Jakarta has saved a select few of its old Dutch buildings - most notably the Jakarta History Museum - but many are in a state of terminal decline, literally crumbling into the ground for lack of a clear government plan on how to save them.
Not far from the historic Sunda Kelapa harbor are some ancient Dutch warehouses. These are more than 350 years old and – incredibly – still standing having been refurbished to be used as Jakarta’s Maritime Museum (Museum Bahari).
I’ve gone past the museum on many occasions in the past – on long cycle trips – but never actually gone inside. This time, however, I needed some respite from the blazing tropical sun and cycled up to the main entrance. A disinterested and sleepy security guard waved me through where I bought an entrance ticket for Rp5,000 from an equally sleepy ticket seller.

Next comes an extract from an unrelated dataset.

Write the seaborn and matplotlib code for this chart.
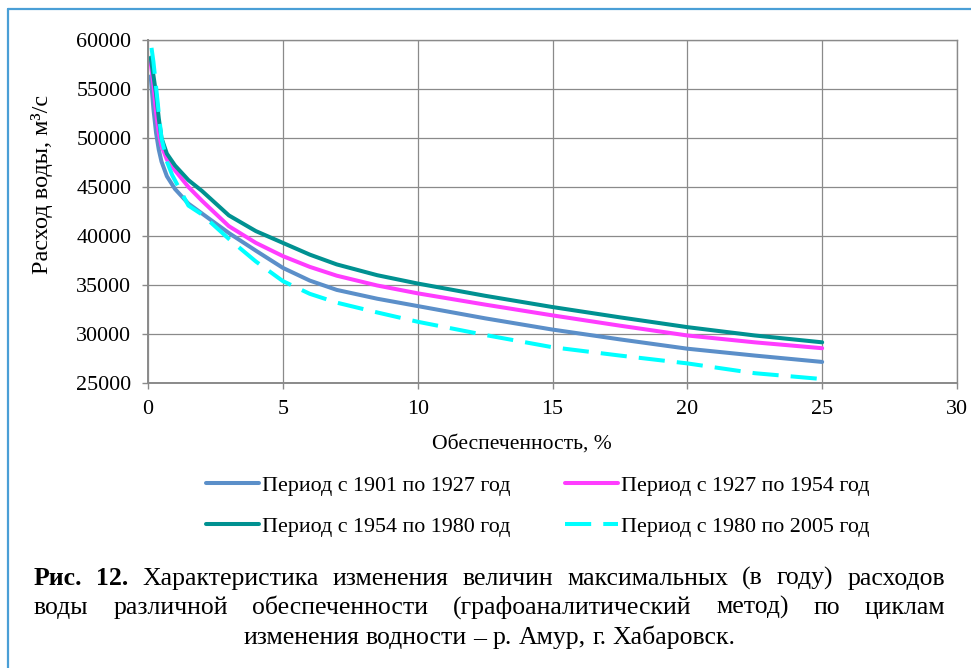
import matplotlib
matplotlib.use("Agg")
import matplotlib.pyplot as plt
from matplotlib.lines import Line2D
import numpy as np
import pandas as pd
import seaborn as sns

# ---------------- data ----------------
periods = ["Период с 1901 по 1927 год", "Период с 1927 по 1954 год",
           "Период с 1954 по 1980 год", "Период с 1980 по 2005 год"]
colors = ["#5b8fc9", "#ff3cff", "#009191", "#00ffff"]

x_1901 = [0.1, 0.2, 0.3, 0.4, 0.5, 0.7, 1, 1.5, 2, 3, 4, 5, 6, 7, 8.5, 10, 12.5, 15, 17.5, 20, 22.5, 25]
y_1901 = [56300, 53000, 50500, 48800, 47600, 46100, 44800, 43300, 42300, 40300, 38500, 36750, 35450,
          34500, 33600, 32850, 31600, 30450, 29450, 28500, 27800, 27150]

x_1927 = [0.1, 0.2, 0.3, 0.4, 0.5, 0.7, 1, 1.5, 2, 3, 4, 5, 6, 7, 8.5, 10, 12.5, 15, 17.5, 20, 22.5, 25]
y_1927 = [57700, 55500, 52600, 50500, 49200, 47800, 46700, 45000, 43600, 41000, 39300, 37950, 36850,
          35950, 34950, 34150, 33000, 31900, 30850, 29850, 29150, 28550]

x_1954 = [0.1, 0.2, 0.3, 0.4, 0.5, 0.7, 1, 1.5, 2, 3, 4, 5, 6, 7, 8.5, 10, 12.5, 15, 17.5, 20, 22.5, 25]
y_1954 = [58200, 56400, 54500, 52000, 50000, 48400, 47200, 45700, 44600, 42100, 40500, 39300, 38100,
          37100, 36000, 35150, 33900, 32750, 31700, 30700, 29850, 29150]

x_1980 = [0.13, 0.2, 0.3, 0.4, 0.5, 0.7, 0.9, 1.5, 2, 3, 4, 5, 6, 7, 8.5, 10, 12.5, 15, 17.5, 20, 22.5, 24.8]
y_1980 = [59200, 57800, 55200, 52500, 50000, 47600, 46200, 43100, 42200, 39700, 37400, 35400, 34100,
          33200, 32200, 31250, 29900, 28650, 27800, 27000, 26000, 25450]

x_ticks = [0, 5, 10, 15, 20, 25, 30]
y_ticks = [25000, 30000, 35000, 40000, 45000, 50000, 55000, 60000]

x_label = "Обеспеченность, %"
y_label = "Расход воды, м³/с"

caption_lines = [
    [("Рис.", True), ("12.", True), ("Характеристика", False), ("изменения", False), ("величин", False),
     ("максимальных", False), ("(в", False), ("году)", False), ("расходов", False)],
    [("воды", False), ("различной", False), ("обеспеченности", False), ("(графоаналитический", False),
     ("метод)", False), ("по", False), ("циклам", False)],
    [("изменения", False), ("водности", False), ("–", False), ("р.", False), ("Амур,", False),
     ("г.", False), ("Хабаровск.", False)],
]

# ---------------- figure ----------------
W, H = 971, 668
sns.set_theme(style="whitegrid")
plt.rcParams['font.family'] = ['Liberation Serif', 'DejaVu Serif']
plt.rcParams['text.color'] = 'black'

fig = plt.figure(figsize=(W / 100, H / 100), dpi=100)
fig.patch.set_facecolor("white")

ax = fig.add_axes([148 / W, 1 - 383 / H, (957 - 148) / W, (383 - 40) / H])

frames = []
for name, xs, ys in zip(periods, [x_1901, x_1927, x_1954, x_1980], [y_1901, y_1927, y_1954, y_1980]):
    frames.append(pd.DataFrame({"x": xs, "y": ys, "period": name}))
df = pd.concat(frames, ignore_index=True)

palette = dict(zip(periods, colors))
dashes = {p: "" for p in periods}
dashes[periods[3]] = (6.5, 3.0)

sns.lineplot(data=df, x="x", y="y", hue="period", style="period", hue_order=periods,
             style_order=periods, palette=palette, dashes=dashes, linewidth=2.9,
             estimator=None, sort=True, legend=False, ax=ax)
for ln in ax.lines:
    ln.set_solid_capstyle("round")
    ln.set_solid_joinstyle("round")
    ln.set_dash_capstyle("butt")

ax.set_xlim(0, 30)
ax.set_ylim(25000, 60000)
ax.set_xticks(x_ticks)
ax.set_yticks(y_ticks)
ax.set_xticklabels([str(v) for v in x_ticks])
ax.set_yticklabels([str(v) for v in y_ticks])
ax.set_xlabel("")
ax.set_ylabel("")
ax.set_facecolor("white")
ax.grid(True, color="#8a8a8a", linewidth=0.9)
for s in ax.spines.values():
    s.set_color("#8a8a8a")
    s.set_linewidth(1.0)
ax.spines["left"].set_linewidth(1.4)
ax.spines["bottom"].set_linewidth(1.4)
ax.tick_params(axis="both", which="major", length=4, width=1, color="#8a8a8a",
               labelsize=15.8, labelcolor="black", direction="out")
ax.tick_params(axis="y", pad=8)
ax.tick_params(axis="x", pad=8)
ax.xaxis.set_ticks_position("bottom")
ax.yaxis.set_ticks_position("left")

# axis titles
fig.text(522 / W, 1 - 444 / H, x_label, ha="center", va="center", fontsize=15.6)
fig.text(42 / W, 1 - 184 / H, y_label, ha="center", va="center", rotation=90, fontsize=17.5)

# legend (row-wise order)
h = ax.lines[:4]
order = [0, 2, 1, 3]
fig.legend([h[i] for i in order], [periods[i] for i in order], loc="center",
           bbox_to_anchor=(538 / W, 1 - 506 / H), ncol=2, frameon=False, fontsize=15.8,
           handlelength=2.4, handletextpad=0.15, columnspacing=2.5, labelspacing=0.95)

# outer frame (top and left visible)
fc = "#4a9fd6"
fig.add_artist(Line2D([8 / W, 8 / W], [1 - 9 / H, 0], transform=fig.transFigure, color=fc, lw=1.6))
fig.add_artist(Line2D([8 / W, 1], [1 - 9 / H, 1 - 9 / H], transform=fig.transFigure, color=fc, lw=1.6))

# caption with justification
fig.canvas.draw()
renderer = fig.canvas.get_renderer()


def word_width(word, bold, fs):
    t = fig.text(0, 0, word, fontsize=fs, fontweight="bold" if bold else "normal")
    w = t.get_window_extent(renderer).width
    t.remove()
    return w


left_px, right_px = 34, 945
target = right_px - left_px
fs = 18.5
space = word_width("a a", False, fs) - 2 * word_width("a", False, fs)

line_base = [585, 614, 644]
for li, words in enumerate(caption_lines):
    ws = [word_width(w, b, fs) for w, b in words]
    if li < 2:
        gap = (target - sum(ws)) / (len(ws) - 1)
        x = left_px
    else:
        gap = space
        total = sum(ws) + gap * (len(ws) - 1)
        x = (left_px + right_px) / 2 - total / 2
    for (w, b), ww in zip(words, ws):
        fig.text(x / W, 1 - line_base[li] / H, w, fontsize=fs,
                 fontweight="bold" if b else "normal", ha="left", va="baseline")
        x += ww + gap

fig.savefig("out.png", dpi=100, facecolor="white")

As expected, the museum was virtually deserted. Given its inaccessible location not many people make it up here – either foreigners or locals – although groups of school kids do apparently turn up in large numbers from time to time.

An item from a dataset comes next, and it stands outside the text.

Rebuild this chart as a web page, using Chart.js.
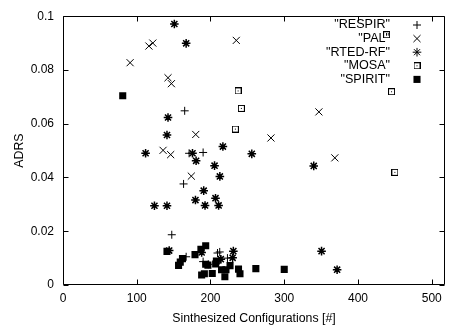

The museum is not particularly interesting and consists mostly of model boats and some old maritime items – anchors, steering wheels and the like.

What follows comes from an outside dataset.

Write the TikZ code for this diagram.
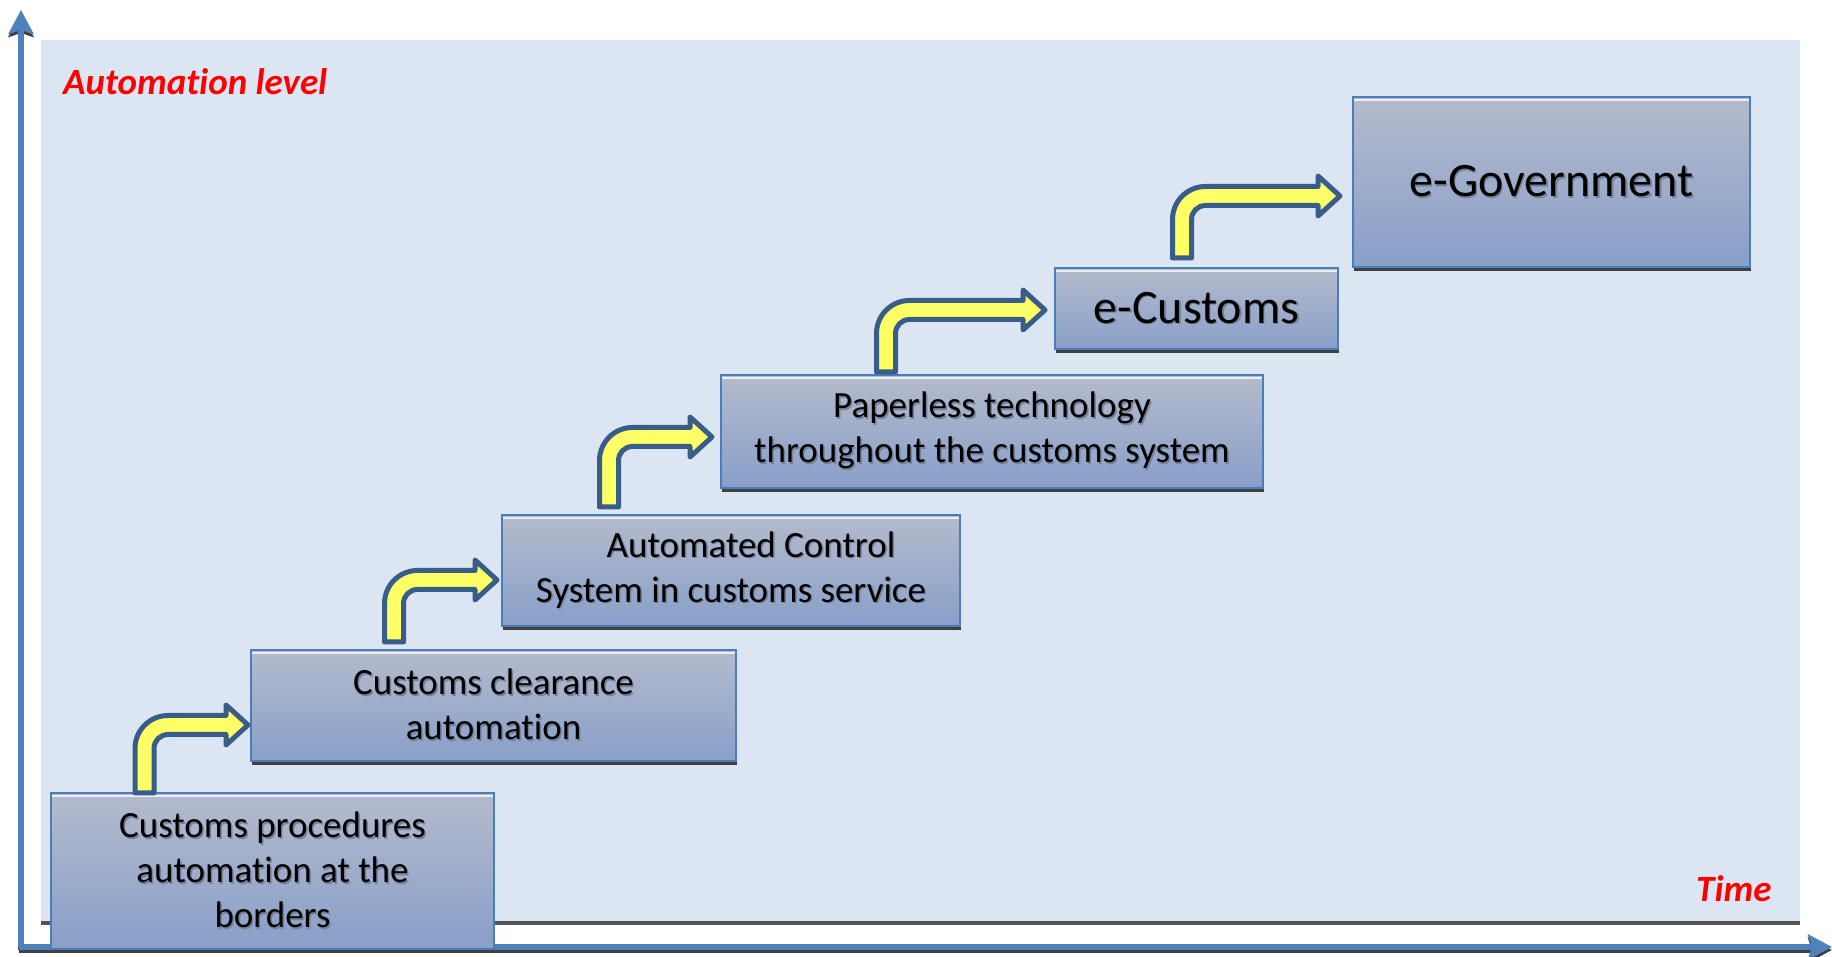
\documentclass[tikz,border=0pt]{standalone}
\usepackage{fontspec}
\setmainfont{Carlito}[Ligatures=NoCommon]
\usetikzlibrary{calc,shadows,arrows.meta}
\definecolor{bg}{HTML}{DCE6F2}
\definecolor{boxtop}{RGB}{180,187,204}
\definecolor{boxbot}{RGB}{136,159,201}
\definecolor{boxborder}{HTML}{4A7EBB}
\definecolor{axisblue}{HTML}{4F81BD}
\definecolor{shadowgray}{HTML}{404040}
\definecolor{arrowfill}{RGB}{255,255,102}
\definecolor{arrowborder}{RGB}{56,93,138}
\definecolor{labelred}{RGB}{255,0,0}
\definecolor{txtshadow}{RGB}{118,128,152}
% text with a soft drop shadow
\newcommand{\shtxt}[1]{\leavevmode\rlap{\kern1.5pt\raisebox{-1.5pt}{\color{txtshadow}#1}}#1}
% bent (up then right) block arrow from #1 (stem bottom centre) to #2 (tip)
\newcommand{\bentarrow}[2]{%
  \draw[bentarrow] let \p1=(#1), \p2=(#2) in
    (\x1-9.5pt,\y1) -- (\x1-9.5pt,\y2+9.5pt-33pt)
    arc[start angle=180,end angle=90,radius=33pt]
    -- (\x2-22pt,\y2+9.5pt) -- (\x2-22pt,\y2+20pt) -- (\x2,\y2)
    -- (\x2-22pt,\y2-20pt) -- (\x2-22pt,\y2-9.5pt)
    -- (\x1+9.5pt+14pt,\y2-9.5pt)
    arc[start angle=90,end angle=180,radius=14pt]
    -- (\x1+9.5pt,\y1) -- cycle;}
\begin{document}
\begin{tikzpicture}[x=1pt,y=1pt,
  stage/.style={draw=boxborder, line width=1.6pt, top color=boxtop, bottom color=boxbot,
    text=black, align=center, inner sep=0pt, outer sep=0pt,
    font=\fontsize{37pt}{45pt}\selectfont,
    drop shadow={shadow xshift=1pt, shadow yshift=-4.5pt, fill=shadowgray, opacity=1},
    path picture={\draw[white!75!boxtop, line width=2pt]
      ([yshift=-2.6pt]path picture bounding box.north west) --
      ([yshift=-2.6pt]path picture bounding box.north east);}},
  bigstage/.style={stage, font=\fontsize{48pt}{56pt}\selectfont},
  bentarrow/.style={fill=arrowfill, draw=arrowborder, line width=5pt, line join=round},
  axisline/.style={draw=axisblue, line width=6pt,
    -{Stealth[length=24pt,width=25pt,inset=4pt]}},
  axisshadow/.style={draw=shadowgray, line width=6pt,
    -{Stealth[length=24pt,width=25pt,inset=4pt]}},
  axislabel/.style={text=labelred, font=\fontsize{37pt}{45pt}\selectfont\bfseries\itshape,
    inner sep=0pt}]
\useasboundingbox (0,0) rectangle (1832,957);
% background panel
\fill[bg] (41,34) rectangle (1800,917);
\draw[shadowgray!90, line width=4pt] (41,34) -- (1800,34);
% axes
\coordinate (o) at (21,10);
\coordinate (ytop) at (21,947);
\coordinate (xend) at (1832,10);
\coordinate (oy) at (19,10);
\draw[axisshadow] ([yshift=-3pt]oy) -- ([yshift=-3pt]xend);
\draw[axisshadow] ([yshift=-3pt]o) -- ([yshift=-3pt]ytop);
\draw[axisline] (oy) -- (xend);
\draw[axisline] (o) -- (ytop);
% axis labels
\node[axislabel, anchor=base west] (ylab) at (63,862) {Automation level};
\node[axislabel, anchor=base west] (xlab) at (1696,55) {Time};
% stages
\node[stage, minimum width=443pt, minimum height=156pt] (b1) at (272.5,86)
  {\shtxt{Customs procedures}\\\shtxt{automation at the}\\\shtxt{borders}};
\node[stage, minimum width=485pt, minimum height=111pt] (b2) at (493.5,251.5)
  {\shtxt{Customs clearance}\\\shtxt{automation}};
\node[stage, minimum width=458pt, minimum height=111pt] (b3) at (731,386.5)
  {\hspace*{40pt}\shtxt{Automated Control}\\\shtxt{System in customs service}};
\node[stage, minimum width=542pt, minimum height=113pt] (b4) at (992,525.5)
  {\shtxt{Paperless technology}\\\shtxt{throughout the customs system}};
\node[bigstage, minimum width=283pt, minimum height=81pt] (b5) at (1196.5,648.5)
  {\shtxt{e-Customs}};
\node[bigstage, minimum width=397pt, minimum height=170pt] (b6) at (1551.5,775)
  {\shtxt{e-Government}};
% connector end points
\coordinate (s1) at ($(b1.north west)+(93.5,0)$);
\coordinate (t1) at ($(b2.west)+(-3,-19.5)$);
\coordinate (s2) at ($(b2.north west)+(143,8)$);
\coordinate (t2) at ($(b3.west)+(-5,-9.5)$);
\coordinate (s3) at ($(b3.north west)+(107,8)$);
\coordinate (t3) at ($(b4.west)+(-9,-5.5)$);
\coordinate (s4) at ($(b4.north west)+(165,3)$);
\coordinate (t4) at ($(b5.west)+(-10,-1.5)$);
\coordinate (s5) at ($(b5.north west)+(127,10)$);
\coordinate (t5) at ($(b6.west)+(-13,-14)$);
\bentarrow{s1}{t1}
\bentarrow{s2}{t2}
\bentarrow{s3}{t3}
\bentarrow{s4}{t4}
\bentarrow{s5}{t5}
\end{tikzpicture}
\end{document}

But what is fascinating is the building itself. The warehouses are huge and splendid and, in their tranquil setting, really do create a very historic and timeless ambiance.
The warehouses were constructed between 1652–1771 and formerly used to store spices such as nutmeg and pepper as well as coffee, tea and cloths, before they were shipped to various ports in Asia and Europe.
In front of the museum is the last remaining part of the old city wall which once surrounded Batavia during the 17th and 18th centuries.
All in all, well worth a visit. A good way to reach the museum is to cycle from Fatahillah Square. While you are here, make sure to also visit the old Dutch watch-out tower (Menara Syahbandar) – which is only 50 meters away – and a bit further away, the old Sunda Kelapa port, where traditional Indonesian boats are still loaded and unloaded in the old way (without cranes).